The dataset consists of 1797 samples of 8x8 pixels and the target labels. The first 64 columns are the 8x8 pixels and the 65th column is the label target. Let’s have a look at a sample,

digit

Let’s load the data,

(def digits (load-data "digits.csv"))

Splitting the data into training and test sets,

(def digits' (order digits 0 (shuffle (range 1797))))
(def train-mat (take 1400 digits'))
(def test-mat (drop 1400 digits'))

Splitting the training and test set into features and labels,

(def X-train (select train-mat :all (range 64)))
(def y-train (get-column train-mat 64))
(def X-test (select test-mat :all (range 64)))
(def y-test (get-column test-mat 64))

Training

Here, we use the KNN model for classifying the digits.

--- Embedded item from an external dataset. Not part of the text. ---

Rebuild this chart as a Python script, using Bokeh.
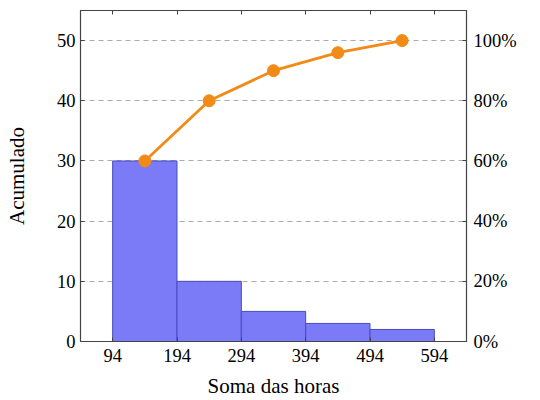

The syntax for KNN is,

(knn X y v :k k)

where,
X is input data,
y is target data,
v is new input to be classified, and
k is the number of neighbours(optional, default = 3)

Let’s define a function to perform kNN on our dataset.

(def h #(knn X-train y-train %))

Now, h can be used to classify the training set.

Testing

Let’s test the KNN model. Classifying the data in the testing set,

(def preds (map h (rows X-test)))

Now let’s check the accuracy of the model.

(* (/ (apply + (map #(if (= %1 %2) 1 0) y-test preds)) 
      (row-count y-test))
   100.0)
; 99.74

The model has a 99.74% accuracy on the test set! The accuracy of the model could vary highly depending on the shuffling of the dataset.

Conclusion

The KNN model has a really good accuracy for the digit classification dataset used here. The problem with KNN is it’s inefficiency. It requires computation involving all samples in the dataset to classify a new sample. The MNIST dataset is a large dataset of handwritten digits - 50,000 training set and 10,000 test set samples. A more complex model such as SVM or MLP(Multi Layer Perceptron) may be used for better efficiency and classification accuracy for such datasets. That’s it! more work on Clatern to follow soon. So, keep an eye out :-)